Greek Chicken Gyro Pasta (Printable version)

Grilled chicken with orzo, fresh veggies, and creamy feta-yogurt drizzle for a vibrant Mediterranean meal.

# What You Need:

→ Chicken

01 - 2 boneless, skinless chicken breasts (approximately 1.1 lbs)
02 - 2 tablespoons olive oil
03 - 2 cloves garlic, minced
04 - 1 tablespoon lemon juice
05 - 1 teaspoon dried oregano
06 - 1/2 teaspoon ground cumin
07 - 1/2 teaspoon smoked paprika
08 - 1/2 teaspoon salt
09 - 1/4 teaspoon black pepper

→ Pasta

10 - 1 1/2 cups orzo pasta
11 - 1 teaspoon salt (for boiling water)

→ Vegetables

12 - 1 cup diced cucumber
13 - 1 1/2 cups cherry tomatoes, halved
14 - 1/4 small red onion, thinly sliced
15 - 1/4 cup pitted and sliced Kalamata olives (optional)

→ Feta-Yogurt Drizzle

16 - 1/2 cup Greek yogurt
17 - 1/3 cup crumbled feta cheese
18 - 1 tablespoon lemon juice
19 - 1 tablespoon olive oil
20 - 1 small clove garlic, minced
21 - 1 tablespoon fresh dill or parsley, chopped
22 - Pinch of salt and black pepper

→ Garnish

23 - Fresh dill or parsley, chopped
24 - Lemon wedges (optional)

# How to Make It:

01 - Combine olive oil, garlic, lemon juice, oregano, cumin, smoked paprika, salt, and black pepper in a bowl.

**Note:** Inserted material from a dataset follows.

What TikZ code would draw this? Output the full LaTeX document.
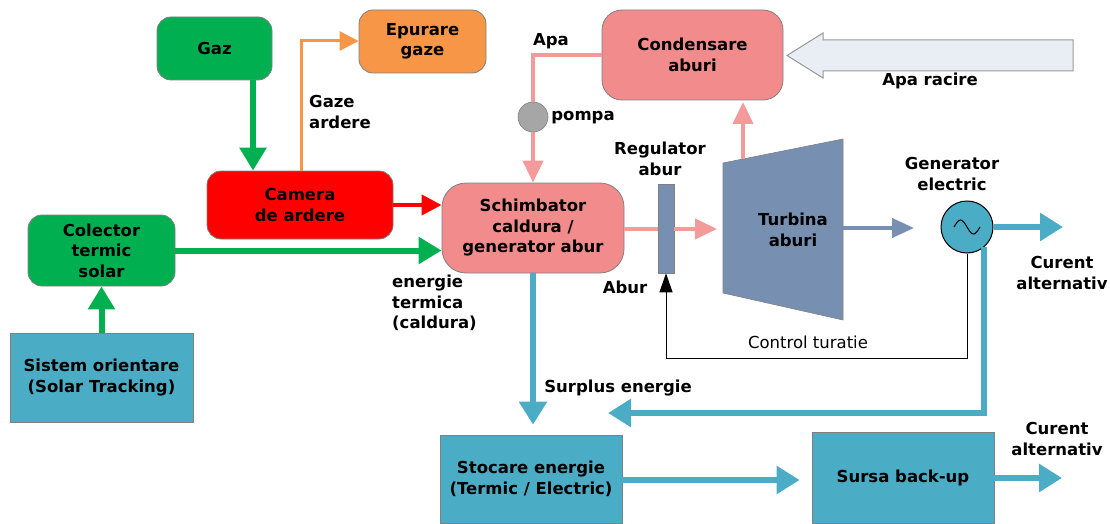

Add chicken breasts and toss to coat evenly. Marinate at least 15 minutes or refrigerate up to 2 hours for enhanced flavor.
02 - Bring a large pot of salted water to a boil. Add orzo and cook until al dente, about 8 to 10 minutes. Drain and set aside.
03 - Heat a grill pan or skillet over medium-high heat. Grill marinated chicken breasts for 5 to 7 minutes per side until cooked through and juices run clear. Rest chicken for 5 minutes before slicing thinly.
04 - In a small bowl, blend Greek yogurt, crumbled feta, lemon juice, olive oil, minced garlic, chopped dill or parsley, salt, and black pepper until smooth and creamy.
05 - Divide cooked orzo evenly among four bowls. Top with sliced grilled chicken, diced cucumber, halved cherry tomatoes, sliced red onion, and Kalamata olives if using. Generously drizzle with feta-yogurt sauce.
06 - Sprinkle with additional fresh dill or parsley and serve with lemon wedges if desired. Serve immediately.

# Expert Advice:

01 -
  • It tastes indulgent but comes together faster than ordering takeout.
  • The feta-yogurt drizzle is tangy, creamy, and completely addictive.
  • You can prep the chicken ahead and assemble bowls all week without getting bored.
  • Every bite has texture, crunch, herbs, and a little hit of lemon.
02 -
  • Don't skip resting the chicken after grilling, it keeps the juices in and makes slicing easier.
  • If the feta-yogurt drizzle is too thick, loosen it with a teaspoon of water or lemon juice.
  • Marinate the chicken for at least 15 minutes, but if you can do an hour or two, the flavor goes even deeper.
03 -
  • Use a meat thermometer to check the chicken, 165°F is perfect and prevents overcooking.
  • Make a double batch of the feta-yogurt drizzle, it's incredible on roasted vegetables, grilled fish, or as a dip for raw veggies.
  • If you don't have a grill pan, a regular skillet works just fine, you'll still get great flavor.